Do this: Write out the opening lines of the data word for word, up to and including the line with "const popRef = ['a', 'b'];", and leave every picture and every later line out.

Data:
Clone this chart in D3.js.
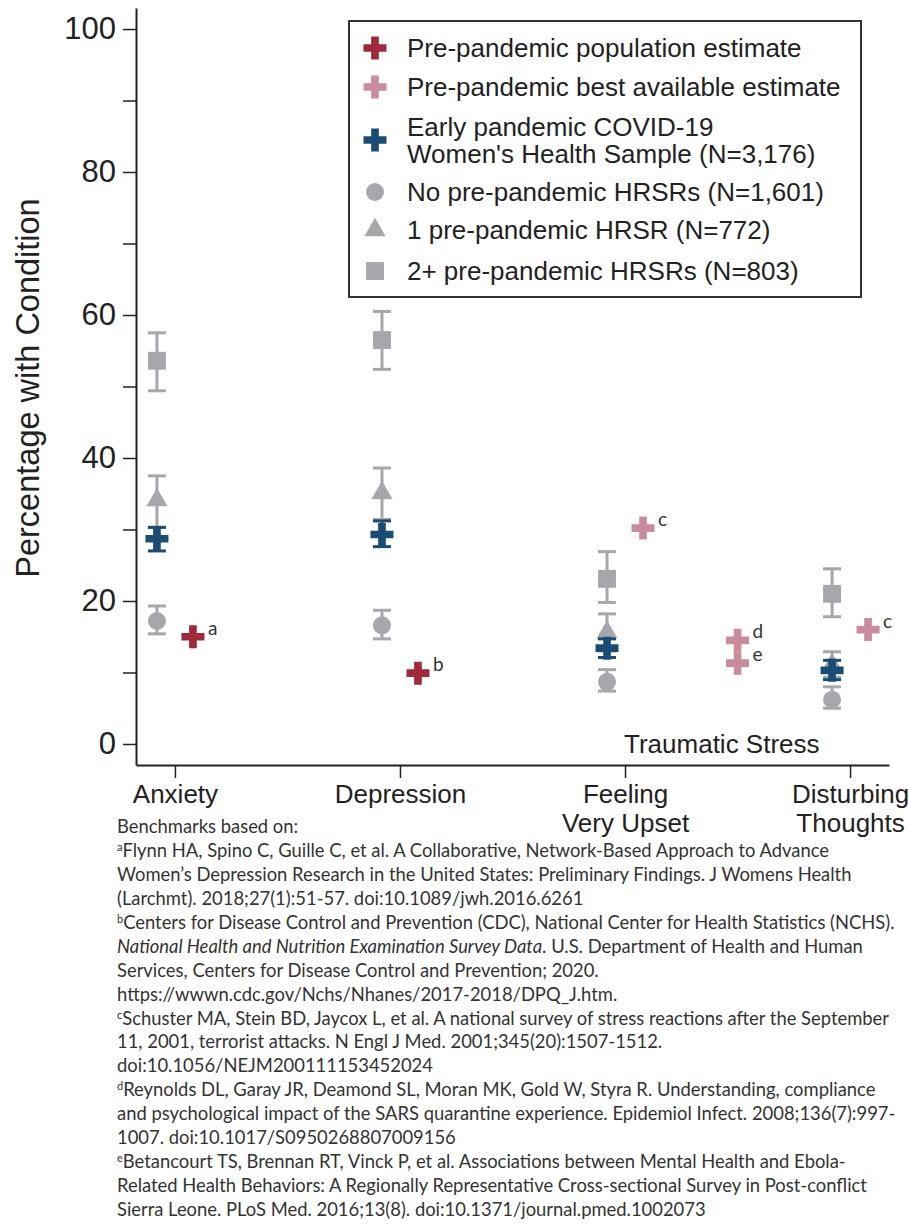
<!DOCTYPE html>
<html>
<head>
<meta charset="utf-8">
<script src="https://cdn.jsdelivr.net/npm/d3@7"></script>
<style>
  html, body { margin: 0; padding: 0; background: #fff; }
  svg { display: block; }
  .ax, .ax text { font-family: "Liberation Sans", Arial, sans-serif; fill: #222; }
  .note { font-family: Lato, "Noto Sans", sans-serif; fill: #333; }
</style>
</head>
<body>
<div id="chart"></div>
<script>
// categories on the x axis (x = 1..4)
const categories = [['Anxiety'], ['Depression'], ['Feeling', 'Very Upset'], ['Disturbing', 'Thoughts']];
const catPos = [1, 2, 3, 4];

// HRSR groups: point estimate, lower and upper CI
const noHrsr = [17.2, 16.6, 8.7, 6.2];
const noHrsrLo = [15.4, 14.7, 7.4, 5.0];
const noHrsrHi = [19.3, 18.7, 10.4, 8.0];

const oneHrsr = [34.1, 35.1, 15.6, 11.0];
const oneHrsrLo = [30.3, 31.4, 13.0, 9.3];
const oneHrsrHi = [37.5, 38.6, 18.2, 12.9];

const twoHrsr = [53.6, 56.5, 23.1, 21.0];
const twoHrsrLo = [49.4, 52.4, 19.8, 17.8];
const twoHrsrHi = [57.5, 60.5, 26.9, 24.5];

const covid = [28.7, 29.3, 13.4, 10.3];
const covidLo = [27.0, 27.6, 12.1, 9.0];
const covidHi = [30.3, 31.2, 14.7, 11.7];

// benchmarks
const popX = [1.08, 2.08];
const popVal = [15.0, 9.9];
const popRef = ['a', 'b'];

const bestX = [3.08, 3.5, 3.5, 4.08];
const bestVal = [30.2, 14.5, 11.3, 16.0];
const bestRef = ['c', 'd', 'e', 'c'];

const yMajor = [0, 20, 40, 60, 80, 100];
const yMinor = [10, 30, 50, 70, 90];

const legendLabels = [
  ['Pre-pandemic population estimate'],
  ['Pre-pandemic best available estimate'],
  ['Early pandemic COVID-19', "Women's Health Sample (N=3,176)"],
  ['No pre-pandemic HRSRs (N=1,601)'],
  ['1 pre-pandemic HRSR (N=772)'],
  ['2+ pre-pandemic HRSRs (N=803)']
];

// footnote lines: segments [text, style] (s = superscript, i = italic)
const notes = [
  [['Benchmarks based on:']],
  [['a', 's'], ['Flynn HA, Spino C, Guille C, et al. A Collaborative, Network-Based Approach to Advance']],
  [['Women’s Depression Research in the United States: Preliminary Findings. J Womens Health']],
  [['(Larchmt). 2018;27(1):51-57. doi:10.1089/jwh.2016.6261']],
  [['b', 's'], ['Centers for Disease Control and Prevention (CDC), National Center for Health Statistics (NCHS).']],
  [['National Health and Nutrition Examination Survey Data', 'i'], ['. U.S. Department of Health and Human']],
  [['Services, Centers for Disease Control and Prevention; 2020.']],
  [['https://wwwn.cdc.gov/Nchs/Nhanes/2017-2018/DPQ_J.htm.']],
  [['c', 's'], ['Schuster MA, Stein BD, Jaycox L, et al. A national survey of stress reactions after the September']],
  [['11, 2001, terrorist attacks. N Engl J Med. 2001;345(20):1507-1512.']],
  [['doi:10.1056/NEJM200111153452024']],
  [['d', 's'], ['Reynolds DL, Garay JR, Deamond SL, Moran MK, Gold W, Styra R. Understanding, compliance']],
  [['and psychological impact of the SARS quarantine experience. Epidemiol Infect. 2008;136(7):997-']],
  [['1007. doi:10.1017/S0950268807009156']],
  [['e', 's'], ['Betancourt TS, Brennan RT, Vinck P, et al. Associations between Mental Health and Ebola-']],
  [['Related Health Behaviors: A Regionally Representative Cross-sectional Survey in Post-conflict']],
  [['Sierra Leone. PLoS Med. 2016;13(8). doi:10.1371/journal.pmed.1002073']]
];

const W = 909, H = 1224;
const gray = '#a6a7ab', blue = '#1b4d74', red = '#9e2a3a', pink = '#c98c9c';

const svg = d3.select('#chart').append('svg')
  .attr('width', W).attr('height', H);
svg.append('rect').attr('width', W).attr('height', H).attr('fill', '#fff');

const x = d3.scaleLinear().domain([0.827, 4.173]).range([136, 889]);
const y = d3.scaleLinear().domain([-2.94, 102.94]).range([765, 8]);

// y axis
const yAxis = svg.append('g').attr('class', 'ax').attr('transform', 'translate(136,0)');
yAxis.call(d3.axisLeft(y).tickValues(yMajor).tickSize(13).tickPadding(7).tickSizeOuter(0));
yAxis.append('g').call(d3.axisLeft(y).tickValues(yMinor).tickSize(13).tickFormat('').tickSizeOuter(0));
yAxis.selectAll('path.domain').attr('stroke', '#222').attr('stroke-width', 2);
yAxis.selectAll('.tick line').attr('stroke', '#222').attr('stroke-width', 1.5);
yAxis.selectAll('.tick text').style('font-size', '31px').attr('fill', '#222');
yAxis.selectAll('g > g > path.domain').remove();

// x axis
const xAxis = svg.append('g').attr('class', 'ax').attr('transform', 'translate(0,765)');
xAxis.call(d3.axisBottom(x).tickValues(catPos).tickSize(13).tickFormat('').tickSizeOuter(0));
xAxis.selectAll('path.domain').attr('stroke', '#222').attr('stroke-width', 2);
xAxis.selectAll('.tick line').attr('stroke', '#222').attr('stroke-width', 1.5);
xAxis.selectAll('.tick').each(function(d, i) {
  const t = d3.select(this).append('text')
    .attr('text-anchor', 'middle')
    .attr('fill', '#222')
    .style('font-size', '26px');
  categories[i].forEach((line, j) => {
    t.append('tspan').attr('x', 0).attr('y', 38 + j * 29).text(line);
  });
});

svg.append('text').attr('class', 'ax')
  .attr('transform', 'translate(39,388) rotate(-90)')
  .attr('text-anchor', 'middle')
  .style('font-size', '32.5px')
  .text('Percentage with Condition');

svg.append('text').attr('class', 'ax')
  .attr('x', x(3.43)).attr('y', 753)
  .attr('text-anchor', 'middle')
  .style('font-size', '26px')
  .text('Traumatic Stress');

// symbols
const sym = {
  cross: d3.symbol().type(d3.symbolCross).size(294)(),
  circle: d3.symbol().type(d3.symbolCircle).size(254)(),
  triangle: d3.symbol().type(d3.symbolTriangle).size(195)(),
  square: d3.symbol().type(d3.symbolSquare).size(320)()
};

const plot = svg.append('g');
const off = -0.08;

function drawGroup(vals, lo, hi, shape, color) {
  const g = plot.append('g');
  const rows = catPos.map((c, i) => ({ c: c + off, v: vals[i], lo: lo[i], hi: hi[i] }));
  const cap = 9;
  g.selectAll('line.bar').data(rows).enter().append('line')
    .attr('x1', d => x(d.c)).attr('x2', d => x(d.c))
    .attr('y1', d => y(d.lo)).attr('y2', d => y(d.hi))
    .attr('stroke', color).attr('stroke-width', 3);
  ['lo', 'hi'].forEach(k => {
    g.selectAll('line.cap' + k).data(rows).enter().append('line')
      .attr('x1', d => x(d.c) - cap).attr('x2', d => x(d.c) + cap)
      .attr('y1', d => y(d[k])).attr('y2', d => y(d[k]))
      .attr('stroke', color).attr('stroke-width', 3);
  });
  g.selectAll('path').data(rows).enter().append('path')
    .attr('d', sym[shape])
    .attr('transform', d => 'translate(' + x(d.c) + ',' + y(d.v) + ')')
    .attr('fill', color);
}

drawGroup(twoHrsr, twoHrsrLo, twoHrsrHi, 'square', gray);
drawGroup(oneHrsr, oneHrsrLo, oneHrsrHi, 'triangle', gray);
drawGroup(noHrsr, noHrsrLo, noHrsrHi, 'circle', gray);
drawGroup(covid, covidLo, covidHi, 'cross', blue);

function drawBench(xs, vals, refs, color) {
  const rows = xs.map((c, i) => ({ c: c, v: vals[i], r: refs[i] }));
  const g = plot.append('g');
  g.selectAll('path').data(rows).enter().append('path')
    .attr('d', sym.cross)
    .attr('transform', d => 'translate(' + x(d.c) + ',' + y(d.v) + ')')
    .attr('fill', color);
  g.selectAll('text').data(rows).enter().append('text')
    .attr('class', 'note')
    .attr('x', d => x(d.c) + 15).attr('y', d => y(d.v) - 2)
    .style('font-size', '19px')
    .text(d => d.r);
}
drawBench(popX, popVal, popRef, red);
drawBench(bestX, bestVal, bestRef, pink);

// legend
const leg = svg.append('g').attr('class', 'ax');
leg.append('rect')
  .attr('x', 349).attr('y', 21).attr('width', 512).attr('height', 276)
  .attr('fill', '#fff').attr('stroke', '#333').attr('stroke-width', 2);
const legRowY = [48, 87, 140, 192, 230, 271];
const legSym = [['cross', red], ['cross', pink], ['cross', blue], ['circle', gray], ['triangle', gray], ['square', gray]];
legendLabels.forEach((lines, i) => {
  leg.append('path')
    .attr('d', sym[legSym[i][0]])
    .attr('transform', 'translate(375,' + legRowY[i] + ')')
    .attr('fill', legSym[i][1]);
  lines.forEach((line, j) => {
    leg.append('text').style('font-size', '26px')
      .attr('x', 407)
      .attr('y', legRowY[i] + 9 + (j - (lines.length - 1) / 2) * 27)
      .text(line);
  });
});

// footnotes
const nt = svg.append('g');
notes.forEach((segs, i) => {
  const t = nt.append('text').attr('class', 'note')
    .attr('x', 117).attr('y', 833 + i * 23.94)
    .style('font-size', '18.4px');
  segs.forEach(s => {
    const sp = t.append('tspan').text(s[0]);
    if (s[1] === 's') sp.attr('baseline-shift', 'super').style('font-size', '11px');
    if (s[1] === 'i') sp.style('font-style', 'italic');
  });
});
</script>
</body>
</html>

Solution to this task:
Clone this chart in D3.js.
<!DOCTYPE html>
<html>
<head>
<meta charset="utf-8">
<script src="https://cdn.jsdelivr.net/npm/d3@7"></script>
<style>
  html, body { margin: 0; padding: 0; background: #fff; }
  svg { display: block; }
  .ax, .ax text { font-family: "Liberation Sans", Arial, sans-serif; fill: #222; }
  .note { font-family: Lato, "Noto Sans", sans-serif; fill: #333; }
</style>
</head>
<body>
<div id="chart"></div>
<script>
// categories on the x axis (x = 1..4)
const categories = [['Anxiety'], ['Depression'], ['Feeling', 'Very Upset'], ['Disturbing', 'Thoughts']];
const catPos = [1, 2, 3, 4];

// HRSR groups: point estimate, lower and upper CI
const noHrsr = [17.2, 16.6, 8.7, 6.2];
const noHrsrLo = [15.4, 14.7, 7.4, 5.0];
const noHrsrHi = [19.3, 18.7, 10.4, 8.0];

const oneHrsr = [34.1, 35.1, 15.6, 11.0];
const oneHrsrLo = [30.3, 31.4, 13.0, 9.3];
const oneHrsrHi = [37.5, 38.6, 18.2, 12.9];

const twoHrsr = [53.6, 56.5, 23.1, 21.0];
const twoHrsrLo = [49.4, 52.4, 19.8, 17.8];
const twoHrsrHi = [57.5, 60.5, 26.9, 24.5];

const covid = [28.7, 29.3, 13.4, 10.3];
const covidLo = [27.0, 27.6, 12.1, 9.0];
const covidHi = [30.3, 31.2, 14.7, 11.7];

// benchmarks
const popX = [1.08, 2.08];
const popVal = [15.0, 9.9];
const popRef = ['a', 'b'];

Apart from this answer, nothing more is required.